Conventionally, an infrared (IR) video camera has been used to record and store successive thermal images (frames) of an object surface after heating it. Each video image is composed of a fixed number of pixels, which may be defined as a pixel array, whereby each pixel represents a small picture element in an image array or frame. Each pixel corresponds to a rectangular area, called a resolution element, on the surface of the object being imaged. Because, the temperature at each resolution element is directly related to the intensity of the corresponding pixel, temperature changes at each resolution element on the object surface can be analyzed in terms of changes in pixel contrast.
One known contemporary application of transient thermography is the ability to determine the size and relative location (depth) of flaws within solid non-metal composites; another application of transient thermography is for determining the thickness of metal objects.
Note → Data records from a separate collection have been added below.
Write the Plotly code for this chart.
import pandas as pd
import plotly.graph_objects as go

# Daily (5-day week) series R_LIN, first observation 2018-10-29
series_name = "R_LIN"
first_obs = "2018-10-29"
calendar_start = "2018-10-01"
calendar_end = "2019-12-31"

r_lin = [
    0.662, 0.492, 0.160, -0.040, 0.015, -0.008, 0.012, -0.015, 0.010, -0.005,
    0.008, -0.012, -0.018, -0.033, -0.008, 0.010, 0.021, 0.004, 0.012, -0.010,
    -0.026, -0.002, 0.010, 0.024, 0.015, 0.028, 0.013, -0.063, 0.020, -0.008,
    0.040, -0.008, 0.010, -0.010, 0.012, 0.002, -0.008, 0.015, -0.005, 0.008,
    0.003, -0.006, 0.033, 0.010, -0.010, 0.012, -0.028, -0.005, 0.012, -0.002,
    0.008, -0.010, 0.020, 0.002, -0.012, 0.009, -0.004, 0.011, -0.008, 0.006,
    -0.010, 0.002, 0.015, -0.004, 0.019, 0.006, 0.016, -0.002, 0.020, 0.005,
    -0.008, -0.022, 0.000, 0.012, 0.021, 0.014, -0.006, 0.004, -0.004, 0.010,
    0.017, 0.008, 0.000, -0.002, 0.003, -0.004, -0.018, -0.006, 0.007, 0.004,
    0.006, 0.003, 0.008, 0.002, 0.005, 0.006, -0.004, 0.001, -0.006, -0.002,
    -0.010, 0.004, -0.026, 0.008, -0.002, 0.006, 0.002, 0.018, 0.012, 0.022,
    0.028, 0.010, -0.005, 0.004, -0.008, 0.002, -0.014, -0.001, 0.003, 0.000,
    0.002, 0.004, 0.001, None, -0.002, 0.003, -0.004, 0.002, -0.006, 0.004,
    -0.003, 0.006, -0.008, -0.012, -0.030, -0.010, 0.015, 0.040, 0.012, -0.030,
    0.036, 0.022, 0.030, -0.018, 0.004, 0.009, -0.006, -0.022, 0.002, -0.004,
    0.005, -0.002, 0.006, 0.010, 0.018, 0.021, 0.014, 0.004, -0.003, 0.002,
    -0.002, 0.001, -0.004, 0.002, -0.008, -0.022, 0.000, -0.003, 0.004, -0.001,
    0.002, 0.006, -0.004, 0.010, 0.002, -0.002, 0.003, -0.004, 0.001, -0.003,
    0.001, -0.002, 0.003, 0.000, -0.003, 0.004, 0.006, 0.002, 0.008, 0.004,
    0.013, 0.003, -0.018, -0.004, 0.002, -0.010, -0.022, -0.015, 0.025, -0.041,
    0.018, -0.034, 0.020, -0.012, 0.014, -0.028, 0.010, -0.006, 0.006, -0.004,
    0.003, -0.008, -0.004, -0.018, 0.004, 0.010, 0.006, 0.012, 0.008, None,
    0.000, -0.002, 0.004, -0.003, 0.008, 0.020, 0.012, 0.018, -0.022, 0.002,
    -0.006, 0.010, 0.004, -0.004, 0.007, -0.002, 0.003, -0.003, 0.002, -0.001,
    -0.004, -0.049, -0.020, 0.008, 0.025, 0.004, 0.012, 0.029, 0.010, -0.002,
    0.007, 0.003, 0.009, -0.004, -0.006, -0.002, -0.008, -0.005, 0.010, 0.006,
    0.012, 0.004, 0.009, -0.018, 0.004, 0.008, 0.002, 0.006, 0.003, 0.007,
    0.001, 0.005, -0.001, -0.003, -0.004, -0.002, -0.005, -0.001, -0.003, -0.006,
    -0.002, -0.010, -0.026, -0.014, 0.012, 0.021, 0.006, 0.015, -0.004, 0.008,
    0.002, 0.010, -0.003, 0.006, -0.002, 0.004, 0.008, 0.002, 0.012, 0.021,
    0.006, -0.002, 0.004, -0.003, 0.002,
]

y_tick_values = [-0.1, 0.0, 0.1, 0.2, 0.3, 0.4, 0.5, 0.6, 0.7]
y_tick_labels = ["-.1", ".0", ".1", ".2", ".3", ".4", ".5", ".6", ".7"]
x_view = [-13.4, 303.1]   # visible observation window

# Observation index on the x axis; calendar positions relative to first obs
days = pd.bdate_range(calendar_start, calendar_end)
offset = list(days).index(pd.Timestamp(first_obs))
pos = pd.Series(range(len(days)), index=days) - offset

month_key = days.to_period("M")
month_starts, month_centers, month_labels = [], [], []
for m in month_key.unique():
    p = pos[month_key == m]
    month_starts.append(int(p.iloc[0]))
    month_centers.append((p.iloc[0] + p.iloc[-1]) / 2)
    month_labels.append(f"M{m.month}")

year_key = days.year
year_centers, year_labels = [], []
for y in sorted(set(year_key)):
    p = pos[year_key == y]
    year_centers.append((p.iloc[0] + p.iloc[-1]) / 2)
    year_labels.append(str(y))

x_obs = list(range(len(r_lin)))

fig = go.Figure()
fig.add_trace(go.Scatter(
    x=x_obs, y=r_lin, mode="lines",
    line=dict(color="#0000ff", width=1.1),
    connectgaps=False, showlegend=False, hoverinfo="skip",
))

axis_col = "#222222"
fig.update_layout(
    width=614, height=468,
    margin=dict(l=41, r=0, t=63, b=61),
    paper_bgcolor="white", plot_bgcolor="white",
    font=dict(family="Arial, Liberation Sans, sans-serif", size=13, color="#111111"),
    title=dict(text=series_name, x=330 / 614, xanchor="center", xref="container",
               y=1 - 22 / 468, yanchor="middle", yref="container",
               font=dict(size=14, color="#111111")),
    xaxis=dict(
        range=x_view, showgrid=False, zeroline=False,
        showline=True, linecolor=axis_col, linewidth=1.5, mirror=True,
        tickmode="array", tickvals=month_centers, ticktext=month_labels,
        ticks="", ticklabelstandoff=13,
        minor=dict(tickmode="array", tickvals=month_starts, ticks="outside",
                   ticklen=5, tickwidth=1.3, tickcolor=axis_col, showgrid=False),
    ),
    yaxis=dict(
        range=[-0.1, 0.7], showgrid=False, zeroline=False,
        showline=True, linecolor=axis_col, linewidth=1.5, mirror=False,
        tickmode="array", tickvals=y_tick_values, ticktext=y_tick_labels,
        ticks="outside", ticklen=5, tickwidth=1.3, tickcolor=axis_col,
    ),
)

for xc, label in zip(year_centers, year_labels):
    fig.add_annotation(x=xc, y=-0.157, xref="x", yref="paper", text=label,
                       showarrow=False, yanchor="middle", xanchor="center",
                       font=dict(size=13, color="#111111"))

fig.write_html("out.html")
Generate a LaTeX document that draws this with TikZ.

Some attempts have been made to measure the thickness of insulative coating as well. These include modeling techniques where the insulative coating thickness may be obtained by fitting the coating data to a model and comparing it with known thickness standards. Unfortunately, these techniques either include point-by-point measurement of the coating thickness, and therefore take time and are complex computationally or require the presence of a coating thickness standard in the image, which may not be possible or is unfeasible. Another aspect to thickness measurement for insulative coatings is that as the coating ages the thermal conductivity of the coating changes and affects the thickness measurement of the coating.
Using thermal conductivity as one factor in determining coating thickness has been achieved. The method includes obtaining a respective time-temperature response for an insulative coating and for a substrate, where the insulative coating is disposed on the substrate. The method also includes measuring a delta log value and measuring an inflection point value from the respective time-temperature response for the coating and for the substrate. These values are described in more detail with reference to equations herein below. One or more coating characteristics may be calculated using the delta log value or the inflection point value. A thermal conductivity value and a coating thickness value using both of the coating characteristic values is then possible.
However, the method is limited as the calculation is done at a specific point along the surface of the coated part. The ability to analyze variations in the coating thickness along a large surface area or geometrically complex parts is limited. Therefore, there is a need for a technique that can measure quantitatively, the absolute thickness for a coating over a large or varied surface area.